Some call it the "forgotten war." Those who served, and their families, haven't forgotten.

So the publication of "Wisconsin Korean War Stories: Veterans Tell Their Stories from the Forgotten War" by Sarah A. Larsen and Jennifer M. Miller (Wisconsin Historical Society Press: $24.95) is a welcome addition to state lore.

Among those stories are those told by Darrell Krenz, Madison, who served with the 24th Infantry Division of the Army and who was captured by the North Koreans.

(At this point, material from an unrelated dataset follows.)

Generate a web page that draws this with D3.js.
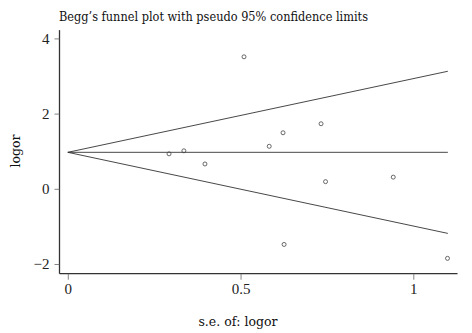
<!DOCTYPE html>
<html><head><meta charset="utf-8">
<script src="https://cdn.jsdelivr.net/npm/d3@7"></script>
<style>body{margin:0;background:#fff}svg{display:block}
.serif{font-family:"Liberation Serif","DejaVu Serif",serif}
.dserif{font-family:"DejaVu Serif","Liberation Serif",serif}
</style>
</head><body><svg id="c" width="472" height="333"></svg>
<script>
const seValues = [0.293, 0.336, 0.397, 0.510, 0.583, 0.623, 0.626, 0.733, 0.746, 0.942, 1.099];
const logorValues = [0.93, 1.01, 0.66, 3.51, 1.13, 1.49, -1.48, 1.73, 0.19, 0.31, -1.85];
const pooledEstimate = 0.97;
const seRange = [0, 1.10];
const xTicks = [0, 0.5, 1];
const xTickLabels = ["0", "0.5", "1"];
const yTicks = [-2, 0, 2, 4];
const yTickLabels = ["\u22122", "0", "2", "4"];
const title = "Begg\u2019s funnel plot with pseudo 95% confidence limits";
const xTitle = "s.e. of: logor";
const yTitle = "logor";

const svg = d3.select("#c");
const x = d3.scaleLinear().domain([0, 1]).range([67.8, 413.3]);
const y = d3.scaleLinear().domain([0, 2]).range([188.8, 113.6]);
const xAxisY = 273.7, yAxisX = 59.5;
const col = "#333";

// axes
const xAx = svg.append("g").attr("transform", `translate(0,${xAxisY})`)
  .call(d3.axisBottom(x).tickValues(xTicks).tickFormat((d,i)=>xTickLabels[i]).tickSize(6).tickPadding(4).tickSizeOuter(0));
xAx.select(".domain").attr("d", `M${yAxisX},0H${x(1.128)}`);
const yAx = svg.append("g").attr("transform", `translate(${yAxisX},0)`)
  .call(d3.axisLeft(y).tickValues(yTicks).tickFormat((d,i)=>yTickLabels[i]).tickSize(5).tickPadding(5).tickSizeOuter(0));
yAx.select(".domain").attr("d", `M0,${y(4.22)}V${xAxisY}`);
[xAx, yAx].forEach(g => {
  g.attr("font-family", null);
  g.select(".domain").attr("stroke", col).attr("stroke-width", 1.3);
  g.selectAll(".tick line").attr("stroke", "#666").attr("stroke-width", 0.8);
  g.selectAll(".tick text").attr("class", "serif").style("font-size", "15px").attr("fill", "#222");
});

// funnel lines
const line = d3.line().x(d => x(d[0])).y(d => y(d[1]));
const mk = k => seRange.map(s => [s, pooledEstimate + k * 1.96 * s]);
[mk(1), mk(0), mk(-1)].forEach(pts => {
  svg.append("path").attr("d", line(pts)).attr("fill", "none").attr("stroke", col).attr("stroke-width", 0.9);
});

// points
svg.append("g").selectAll("circle").data(seValues).join("circle")
  .attr("cx", d => x(d)).attr("cy", (d,i) => y(logorValues[i])).attr("r", 2)
  .attr("fill", "none").attr("stroke", "#444").attr("stroke-width", 0.8);

// titles
svg.append("text").attr("class", "dserif").attr("x", 59).attr("y", 21).style("font-size", "12px")
  .attr("fill", "#111").attr("textLength", 309).attr("lengthAdjust", "spacingAndGlyphs").text(title);
svg.append("text").attr("class", "dserif").attr("x", 238).attr("y", 326).attr("text-anchor", "middle")
  .style("font-size", "12.5px").attr("fill", "#111").text(xTitle);
svg.append("text").attr("class", "dserif").attr("transform", "translate(20,151) rotate(-90)").attr("text-anchor", "middle")
  .style("font-size", "12.5px").attr("fill", "#111").text(yTitle);
</script></body></html>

"They immediately took our shoes off and our shirts and then stripped our pockets and took our money. I made the mistake of having a South Korean flag in my pocket. That really ticked the North Korean guard off. He put his burp gun to my head and was ready to pull the trigger. I could almost see it. I said good-bye to my family and my little sister."

He, obviously, did not die. But stories like that remind us of how much we owe those who fight in our name. Krenz later writes about returning home and dreaming about captivity: "I wake up sometimes at night just hitting the wall."

Ray Hendrikse, Monona, writes about being part of a force of 22 tanks, all but three of which were destroyed by antitank mines.

Madison's Robert Kimbrough, an emeritus UW-Madison English professor, joined the Marine Corps to "prove myself a man by fighting for my country and for the United Nations."

He was hit three times and felled by a concussion grenade but kept going back to his unit. In the end, the experience soured him on war as a vehicle for change.

"Our war was a phony thing but people got killed and wounded,'' he says. "One of my sergeants got his arm blown off when we were out on patrol one night. I had a kid whose legs got knocked off and, of course, people died. War is not the way to settle anything internationally. It's a crude way of getting your own way."